#### [TASK DESCRIPTION]
Reproduce exactly the lines below, from the first through the one containing "const yTicks = [0, 10, 20, 30, 40, 50, 60, 70];", and nothing more.

#### DATA

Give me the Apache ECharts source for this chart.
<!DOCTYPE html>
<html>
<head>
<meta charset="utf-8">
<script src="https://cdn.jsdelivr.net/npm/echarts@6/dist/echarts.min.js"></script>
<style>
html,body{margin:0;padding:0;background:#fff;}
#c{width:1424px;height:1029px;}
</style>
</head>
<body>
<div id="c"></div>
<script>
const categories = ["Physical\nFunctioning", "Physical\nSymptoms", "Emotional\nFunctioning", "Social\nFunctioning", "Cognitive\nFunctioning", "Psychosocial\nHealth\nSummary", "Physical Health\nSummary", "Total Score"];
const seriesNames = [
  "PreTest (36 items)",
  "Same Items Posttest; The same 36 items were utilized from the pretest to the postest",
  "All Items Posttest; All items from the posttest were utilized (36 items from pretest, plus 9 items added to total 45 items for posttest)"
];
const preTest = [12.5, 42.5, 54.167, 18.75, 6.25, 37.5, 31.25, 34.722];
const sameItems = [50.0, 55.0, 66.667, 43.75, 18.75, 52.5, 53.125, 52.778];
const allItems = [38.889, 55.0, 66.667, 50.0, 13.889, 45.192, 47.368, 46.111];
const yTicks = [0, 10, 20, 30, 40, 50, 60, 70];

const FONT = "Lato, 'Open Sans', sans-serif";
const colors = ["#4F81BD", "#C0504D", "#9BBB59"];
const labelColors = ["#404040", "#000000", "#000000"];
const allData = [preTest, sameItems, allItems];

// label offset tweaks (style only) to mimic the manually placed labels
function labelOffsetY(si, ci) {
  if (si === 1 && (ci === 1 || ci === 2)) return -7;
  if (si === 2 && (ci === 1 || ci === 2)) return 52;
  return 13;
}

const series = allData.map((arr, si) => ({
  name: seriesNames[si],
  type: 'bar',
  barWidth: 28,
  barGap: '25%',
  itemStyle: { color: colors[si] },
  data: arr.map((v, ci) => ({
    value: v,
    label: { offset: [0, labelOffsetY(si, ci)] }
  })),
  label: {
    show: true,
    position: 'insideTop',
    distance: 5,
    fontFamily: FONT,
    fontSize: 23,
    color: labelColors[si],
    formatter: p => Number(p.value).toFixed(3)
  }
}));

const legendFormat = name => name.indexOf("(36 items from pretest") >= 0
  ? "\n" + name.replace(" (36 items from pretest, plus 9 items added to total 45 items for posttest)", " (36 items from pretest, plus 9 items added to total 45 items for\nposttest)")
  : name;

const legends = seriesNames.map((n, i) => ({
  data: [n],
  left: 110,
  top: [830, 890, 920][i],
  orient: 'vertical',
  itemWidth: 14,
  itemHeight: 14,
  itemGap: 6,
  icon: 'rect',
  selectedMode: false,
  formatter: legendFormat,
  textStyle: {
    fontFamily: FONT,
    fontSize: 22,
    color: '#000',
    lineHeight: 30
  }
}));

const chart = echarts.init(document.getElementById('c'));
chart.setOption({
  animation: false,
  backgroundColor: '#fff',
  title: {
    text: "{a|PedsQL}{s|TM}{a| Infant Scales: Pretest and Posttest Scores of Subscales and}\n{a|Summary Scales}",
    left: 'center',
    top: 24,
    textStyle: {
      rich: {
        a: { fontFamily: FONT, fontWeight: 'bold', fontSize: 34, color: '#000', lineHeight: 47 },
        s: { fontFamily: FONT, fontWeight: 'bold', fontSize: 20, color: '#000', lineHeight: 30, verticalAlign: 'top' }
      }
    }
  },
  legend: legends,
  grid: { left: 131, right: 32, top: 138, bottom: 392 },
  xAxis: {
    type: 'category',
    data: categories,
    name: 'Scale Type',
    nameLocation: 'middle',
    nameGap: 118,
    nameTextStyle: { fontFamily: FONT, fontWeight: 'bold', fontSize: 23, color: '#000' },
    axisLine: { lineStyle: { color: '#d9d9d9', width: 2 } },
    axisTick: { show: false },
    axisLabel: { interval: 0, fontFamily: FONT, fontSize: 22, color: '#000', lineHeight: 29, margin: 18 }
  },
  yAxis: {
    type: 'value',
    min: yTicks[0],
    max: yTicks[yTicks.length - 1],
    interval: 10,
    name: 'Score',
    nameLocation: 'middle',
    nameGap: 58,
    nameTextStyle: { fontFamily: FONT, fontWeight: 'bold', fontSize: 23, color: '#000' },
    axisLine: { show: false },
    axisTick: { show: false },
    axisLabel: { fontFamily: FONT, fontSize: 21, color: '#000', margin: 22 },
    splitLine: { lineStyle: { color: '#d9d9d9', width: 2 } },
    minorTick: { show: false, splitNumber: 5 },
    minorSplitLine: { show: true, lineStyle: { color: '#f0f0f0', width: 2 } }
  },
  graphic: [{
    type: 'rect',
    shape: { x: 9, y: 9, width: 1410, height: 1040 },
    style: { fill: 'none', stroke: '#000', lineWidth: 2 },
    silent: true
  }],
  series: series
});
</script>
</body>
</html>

########

#### [EXERCISE RESULT]
Give me the Apache ECharts source for this chart.
<!DOCTYPE html>
<html>
<head>
<meta charset="utf-8">
<script src="https://cdn.jsdelivr.net/npm/echarts@6/dist/echarts.min.js"></script>
<style>
html,body{margin:0;padding:0;background:#fff;}
#c{width:1424px;height:1029px;}
</style>
</head>
<body>
<div id="c"></div>
<script>
const categories = ["Physical\nFunctioning", "Physical\nSymptoms", "Emotional\nFunctioning", "Social\nFunctioning", "Cognitive\nFunctioning", "Psychosocial\nHealth\nSummary", "Physical Health\nSummary", "Total Score"];
const seriesNames = [
  "PreTest (36 items)",
  "Same Items Posttest; The same 36 items were utilized from the pretest to the postest",
  "All Items Posttest; All items from the posttest were utilized (36 items from pretest, plus 9 items added to total 45 items for posttest)"
];
const preTest = [12.5, 42.5, 54.167, 18.75, 6.25, 37.5, 31.25, 34.722];
const sameItems = [50.0, 55.0, 66.667, 43.75, 18.75, 52.5, 53.125, 52.778];
const allItems = [38.889, 55.0, 66.667, 50.0, 13.889, 45.192, 47.368, 46.111];
const yTicks = [0, 10, 20, 30, 40, 50, 60, 70];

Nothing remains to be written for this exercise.